### STORED DATA
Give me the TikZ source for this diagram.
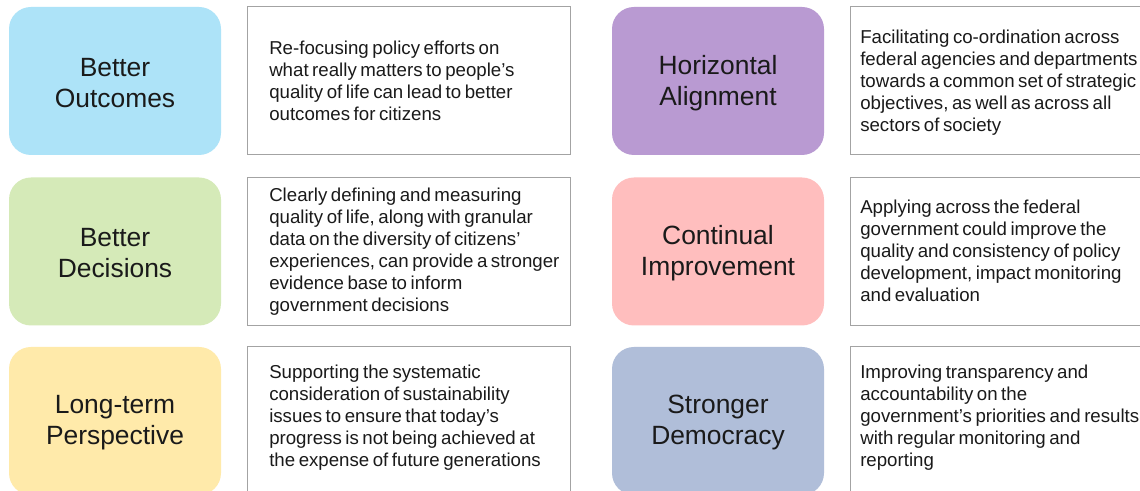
\documentclass[tikz,border=0pt]{standalone}
\usepackage{fontspec}
\setmainfont{Liberation Sans}
\definecolor{cblue}{HTML}{ADE3F8}
\definecolor{cgreen}{HTML}{D5EAB8}
\definecolor{cyellow}{HTML}{FFEAAA}
\definecolor{cpurple}{HTML}{B99AD2}
\definecolor{cpink}{HTML}{FFBEBE}
\definecolor{cslate}{HTML}{B0BED9}
\definecolor{boxgray}{HTML}{A3A3A3}
\definecolor{txt}{HTML}{1A1A1A}
\newcommand\mydescfont{\fontsize{14}{16.5}\selectfont\setlength{\spaceskip}{2.66pt}}
\tikzset{
  tile/.style={draw=none, rounded corners=16.5pt, minimum width=159pt, minimum height=111pt, inner sep=0pt},
  title/.style={inner sep=0pt, align=center, text=txt, font=\fontsize{19.8}{23.25}\selectfont},
  descbox/.style={draw=boxgray, line width=0.75pt, fill=white, minimum height=111pt, inner sep=0pt},
  desc/.style={anchor=west, align=left, inner sep=0pt, text=txt, font=\mydescfont}
}
\begin{document}
\begin{tikzpicture}[x=0.75pt,y=-0.75pt]
\useasboundingbox (0,0) rectangle (1140,491);
\clip (0,0) rectangle (1140,491);
\fill[white] (0,0) rectangle (1140,491);
% left column tiles
\node[tile, fill=cblue]   (t1) at (115,81)    {};
\node[tile, fill=cgreen]  (t2) at (115,251.5) {};
\node[tile, fill=cyellow] (t3) at (115,421)   {};
% right column tiles
\node[tile, fill=cpurple] (t4) at (718,81)    {};
\node[tile, fill=cpink]   (t5) at (718,251.5) {};
\node[tile, fill=cslate]  (t6) at (718,421)   {};
% titles
\node[title] (n1) at (115,83)    {Better\\Outcomes};
\node[title] (n2) at (115,253.5) {Better\\Decisions};
\node[title] (n3) at (115,423)   {Long-term\\Perspective};
\node[title] (n4) at (718,83)    {Horizontal\\Alignment};
\node[title] (n5) at (718,253.5) {Continual\\Improvement};
\node[title] (n6) at (718,423)   {Stronger\\Democracy};
% description boxes
\node[descbox, minimum width=242.25pt] (b1) at (409,81) {};
\node[descbox, minimum width=242.25pt] (b2) at (409,251.5) {};
\node[descbox, minimum width=242.25pt] (b3) at (409,421) {};
\node[descbox, minimum width=243.75pt] (b4) at (1012.5,81) {};
\node[descbox, minimum width=243.75pt] (b5) at (1012.5,251.5) {};
\node[descbox, minimum width=243.75pt] (b6) at (1012.5,421) {};
% description texts
\node[desc] (d1) at (269,81) {Re-focusing policy efforts on\\what really matters to people’s\\quality of life can lead to better\\outcomes for citizens};
\node[desc] (d2) at (269,251.5) {Clearly defining and measuring\\quality of life, along with granular\\data on the diversity of citizens’\\experiences, can provide a stronger\\evidence base to inform\\government decisions};
\node[desc] (d3) at (269,418) {Supporting the systematic\\consideration of sustainability\\issues to ensure that today’s\\progress is not being achieved at\\the expense of future generations};
\node[desc] (d4) at (860,83) {Facilitating co-ordination across\\federal agencies and departments\\towards a common set of strategic\\objectives, as well as across all\\sectors of society};
\node[desc] (d5) at (860,251) {Applying across the federal\\government could improve the\\quality and consistency of policy\\development, impact monitoring\\and evaluation};
\node[desc] (d6) at (860,418) {Improving transparency and\\accountability on the\\government’s priorities and results\\with regular monitoring and\\reporting};
\end{tikzpicture}
\end{document}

### STATED TASK
Restate the full listing verbatim and drop every picture.

### RESPONSE TO THIS EXERCISE
Give me the TikZ source for this diagram.
\documentclass[tikz,border=0pt]{standalone}
\usepackage{fontspec}
\setmainfont{Liberation Sans}
\definecolor{cblue}{HTML}{ADE3F8}
\definecolor{cgreen}{HTML}{D5EAB8}
\definecolor{cyellow}{HTML}{FFEAAA}
\definecolor{cpurple}{HTML}{B99AD2}
\definecolor{cpink}{HTML}{FFBEBE}
\definecolor{cslate}{HTML}{B0BED9}
\definecolor{boxgray}{HTML}{A3A3A3}
\definecolor{txt}{HTML}{1A1A1A}
\newcommand\mydescfont{\fontsize{14}{16.5}\selectfont\setlength{\spaceskip}{2.66pt}}
\tikzset{
  tile/.style={draw=none, rounded corners=16.5pt, minimum width=159pt, minimum height=111pt, inner sep=0pt},
  title/.style={inner sep=0pt, align=center, text=txt, font=\fontsize{19.8}{23.25}\selectfont},
  descbox/.style={draw=boxgray, line width=0.75pt, fill=white, minimum height=111pt, inner sep=0pt},
  desc/.style={anchor=west, align=left, inner sep=0pt, text=txt, font=\mydescfont}
}
\begin{document}
\begin{tikzpicture}[x=0.75pt,y=-0.75pt]
\useasboundingbox (0,0) rectangle (1140,491);
\clip (0,0) rectangle (1140,491);
\fill[white] (0,0) rectangle (1140,491);
% left column tiles
\node[tile, fill=cblue]   (t1) at (115,81)    {};
\node[tile, fill=cgreen]  (t2) at (115,251.5) {};
\node[tile, fill=cyellow] (t3) at (115,421)   {};
% right column tiles
\node[tile, fill=cpurple] (t4) at (718,81)    {};
\node[tile, fill=cpink]   (t5) at (718,251.5) {};
\node[tile, fill=cslate]  (t6) at (718,421)   {};
% titles
\node[title] (n1) at (115,83)    {Better\\Outcomes};
\node[title] (n2) at (115,253.5) {Better\\Decisions};
\node[title] (n3) at (115,423)   {Long-term\\Perspective};
\node[title] (n4) at (718,83)    {Horizontal\\Alignment};
\node[title] (n5) at (718,253.5) {Continual\\Improvement};
\node[title] (n6) at (718,423)   {Stronger\\Democracy};
% description boxes
\node[descbox, minimum width=242.25pt] (b1) at (409,81) {};
\node[descbox, minimum width=242.25pt] (b2) at (409,251.5) {};
\node[descbox, minimum width=242.25pt] (b3) at (409,421) {};
\node[descbox, minimum width=243.75pt] (b4) at (1012.5,81) {};
\node[descbox, minimum width=243.75pt] (b5) at (1012.5,251.5) {};
\node[descbox, minimum width=243.75pt] (b6) at (1012.5,421) {};
% description texts
\node[desc] (d1) at (269,81) {Re-focusing policy efforts on\\what really matters to people’s\\quality of life can lead to better\\outcomes for citizens};
\node[desc] (d2) at (269,251.5) {Clearly defining and measuring\\quality of life, along with granular\\data on the diversity of citizens’\\experiences, can provide a stronger\\evidence base to inform\\government decisions};
\node[desc] (d3) at (269,418) {Supporting the systematic\\consideration of sustainability\\issues to ensure that today’s\\progress is not being achieved at\\the expense of future generations};
\node[desc] (d4) at (860,83) {Facilitating co-ordination across\\federal agencies and departments\\towards a common set of strategic\\objectives, as well as across all\\sectors of society};
\node[desc] (d5) at (860,251) {Applying across the federal\\government could improve the\\quality and consistency of policy\\development, impact monitoring\\and evaluation};
\node[desc] (d6) at (860,418) {Improving transparency and\\accountability on the\\government’s priorities and results\\with regular monitoring and\\reporting};
\end{tikzpicture}
\end{document}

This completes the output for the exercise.